Singapore has built a reputation as a global financial hub, largely due to its strict and well-enforced financial regulations. The Monetary Authority of Singapore (MAS), the country’s central regulatory authority, oversees the financial system with the primary goal of ensuring financial stability, promoting growth, and maintaining the integrity of the banking sector. These regulations have significant implications for the banking industry, from the large multinational banks to emerging fintech companies.
The most fundamental aspect of Singapore’s financial regulatory framework is its focus on capital adequacy. Banks in Singapore are required to maintain a certain level of capital relative to their risk-weighted assets, ensuring that they have a cushion to absorb losses during times of economic downturn. These capital requirements are aligned with international standards, such as the Basel III guidelines, which aim to prevent bank failures and systemic risks by imposing stricter capital and liquidity requirements.
In addition to capital adequacy, the MAS also imposes regulations on liquidity. Banks in Singapore must maintain enough liquidity to meet short-term obligations without relying on external assistance. This is especially important during times of financial distress, as banks must be able to meet withdrawal demands and ensure the smooth functioning of the financial system. Liquidity coverage ratios (LCR) and net stable funding ratios (NSFR) are used to monitor and enforce these liquidity requirements, ensuring that banks can withstand periods of market stress.
Risk management is another critical component of Singapore’s regulatory landscape. The MAS requires banks to adopt robust risk management frameworks that identify and manage various types of risks, including credit, operational, and market risks. Stress tests are regularly conducted to assess how banks would perform under extreme conditions, helping to identify potential vulnerabilities in the system. This focus on risk management has been a key factor in maintaining the stability of Singapore’s banking sector, even during global financial crises.
Singapore’s regulatory framework also emphasizes transparency and accountability. The MAS requires banks to disclose financial information regularly and adhere to high standards of corporate governance. This fosters trust and confidence among investors, consumers, and other stakeholders in the banking system. Regular audits and independent evaluations help ensure that banks are operating in a responsible and ethical manner.

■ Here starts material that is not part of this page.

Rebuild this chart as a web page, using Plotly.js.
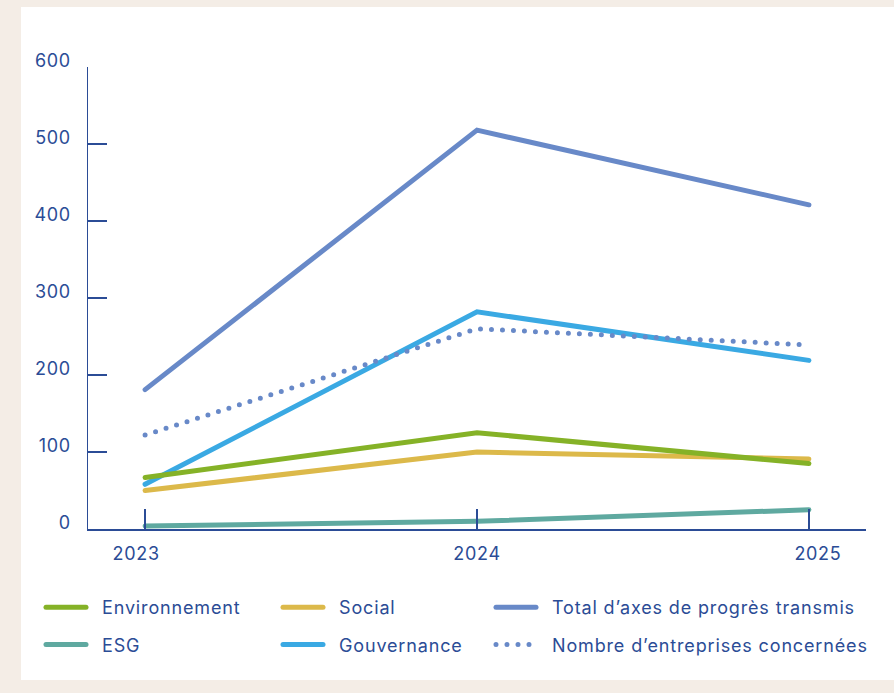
<!DOCTYPE html>
<html>
<head>
<meta charset="utf-8">
<script src="https://cdn.plot.ly/plotly-3.0.1.min.js"></script>
<style>
  html, body { margin: 0; padding: 0; background: #f4ede6; width: 894px; height: 693px; overflow: hidden; }
  #chart { position: absolute; left: 21px; top: 7px; width: 873px; height: 673px; background: #ffffff; }
  #chart .js-line { stroke-linecap: round; }
</style>
</head>
<body>
<div id="chart"></div>
<script>
// ---- data ----
const years = [2023, 2024, 2025];
const environnement = [67, 125, 85];
const social = [50, 100, 91];
const esg = [4, 10, 25];
const gouvernance = [58, 282, 219];
const totalAxes = [181, 518, 421];
const nombreEntreprises = [122, 260, 239];
const yTicks = [0, 100, 200, 300, 400, 500, 600];

const NAVY = '#2b4c96';
const FONT = 'Inter, "Open Sans", sans-serif';

function line(name, y, color, legend, dash) {
  return {
    type: 'scatter', mode: 'lines', name: name, x: years, y: y,
    line: { color: color, width: 5, dash: dash || 'solid' },
    legend: legend, legendgroup: name, cliponaxis: false, hoverinfo: 'skip'
  };
}

const traces = [
  line('Social', social, '#dcb94a', 'legend2'),
  line('Gouvernance', gouvernance, '#3aa9e3', 'legend2'),
  line('Total d\u2019axes de progrès transmis', totalAxes, '#6889c8', 'legend3'),
  line('Nombre d\u2019entreprises concernées', nombreEntreprises, '#6889c8', 'legend3', '0px,11px'),
  line('Environnement', environnement, '#85b227', 'legend'),
  line('ESG', esg, '#5fa9a0', 'legend')
];

const W = 873, H = 673;
const mL = 67, mR = 28, mT = 60, mB = 151;
const pw = W - mL - mR, ph = H - mT - mB;
function px(xc) { return (xc - mL) / pw; }
function py(yc) { return 1 - (yc - mT) / ph; }

function legendAt(xc, yc) {
  return {
    x: px(xc), y: py(yc), xanchor: 'left', yanchor: 'top',
    orientation: 'v', bgcolor: 'rgba(0,0,0,0)', borderwidth: 0,
    traceorder: 'grouped', tracegroupgap: 11, itemwidth: 40,
    font: { family: FONT, size: 18, color: NAVY }
  };
}

const layout = {
  width: W, height: H,
  paper_bgcolor: '#ffffff', plot_bgcolor: '#ffffff',
  margin: { l: mL, r: mR, t: mT, b: mB, pad: 0 },
  font: { family: FONT, size: 18, color: NAVY },
  showlegend: true,
  xaxis: {
    range: [2022.828, 2025.172], tickvals: years, ticktext: years.map(String),
    ticks: 'inside', ticklen: 20, tickwidth: 1.5, tickcolor: NAVY,
    showline: true, linecolor: NAVY, linewidth: 1.5,
    showgrid: false, zeroline: false, fixedrange: true,
    ticklabelstandoff: 8,
    tickfont: { family: FONT, size: 18, color: NAVY }
  },
  yaxis: {
    range: [0, 600], tickvals: yTicks,
    ticks: 'inside', ticklen: 19, tickwidth: 1.5, tickcolor: NAVY,
    showline: true, linecolor: NAVY, linewidth: 1.5,
    showgrid: false, zeroline: false, fixedrange: true,
    ticklabelshift: -6, ticklabelstandoff: 12,
    tickfont: { family: FONT, size: 18, color: NAVY }
  },
  legend: legendAt(20, 582),
  legend2: legendAt(257, 582),
  legend3: legendAt(470, 582)
};

Plotly.newPlot('chart', traces, layout, { displayModeBar: false, staticPlot: true }).then(function (gd) {
  // widen legend typography and the symbol-to-text gap, as in the original
  gd.querySelectorAll('.legendtext, .legend2text, .legend3text').forEach(function (t) {
    t.style.letterSpacing = '0.85px';
    t.setAttribute('x', (parseFloat(t.getAttribute('x')) || 0) + 11);
  });
  gd.querySelectorAll('.legend .scrollbox, .legend2 .scrollbox, .legend3 .scrollbox').forEach(function (s) {
    s.removeAttribute('clip-path');
  });
  gd.querySelectorAll('.xtick text, .ytick text').forEach(function (t) {
    t.style.letterSpacing = '0.7px';
  });
  // outer year labels sit slightly outward from their ticks in the original
  var xl = gd.querySelectorAll('.xtick text');
  if (xl.length === years.length) {
    xl[0].setAttribute('x', (parseFloat(xl[0].getAttribute('x')) || 0) - 9);
    xl[xl.length - 1].setAttribute('x', (parseFloat(xl[xl.length - 1].getAttribute('x')) || 0) + 9);
  }
});
</script>
</body>
</html>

Furthermore, Singapore has adopted a progressive approach to financial technology (fintech) regulation. The MAS has introduced initiatives such as the regulatory sandbox, which allows fintech firms to test new products and services in a controlled environment. This has encouraged innovation while ensuring that new technologies do not pose risks to the financial system. The regulatory sandbox has been instrumental in the development of digital banking, payments, and blockchain-based solutions, positioning Singapore as a leader in fintech innovation.

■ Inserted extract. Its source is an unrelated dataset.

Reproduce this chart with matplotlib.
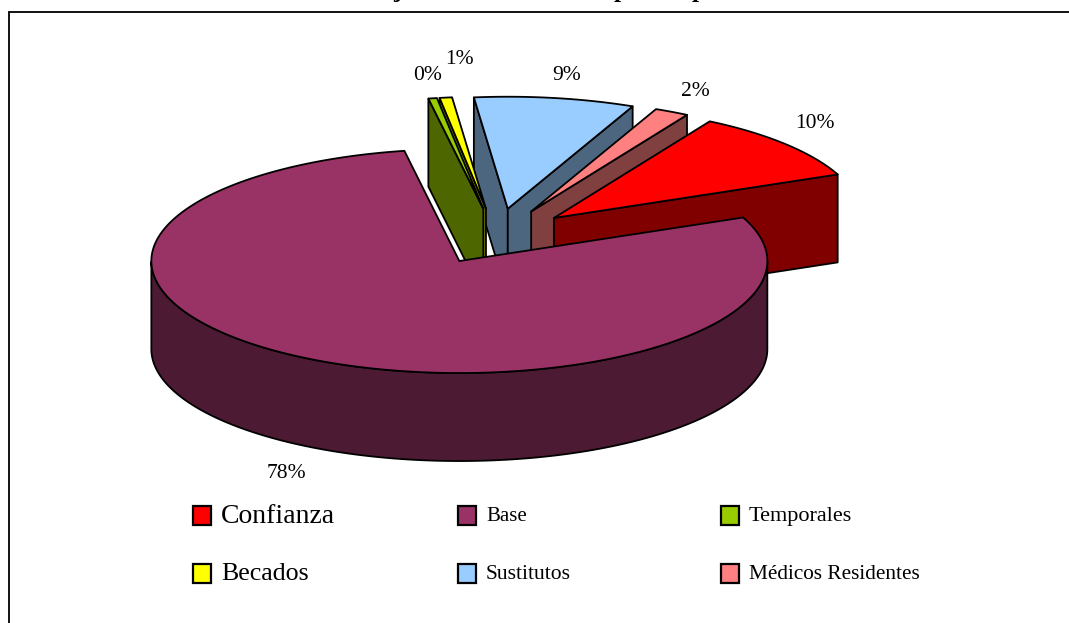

However, while the regulatory framework in Singapore has been crucial to the success of its banking sector, it also presents challenges for banks, particularly smaller ones and startups. The costs associated with compliance and meeting regulatory requirements can be burdensome. To support emerging players, the government offers financial incentives and regulatory relief to help them navigate the complex regulatory environment.
In summary, Singapore’s financial regulations have had a transformative impact on its banking sector. By emphasizing capital adequacy, liquidity, and comprehensive risk management, the MAS has ensured that banks in Singapore remain resilient and well-prepared to handle financial uncertainties. Furthermore, the country’s progressive stance on fintech has fostered innovation while maintaining regulatory oversight to protect the stability of the financial system.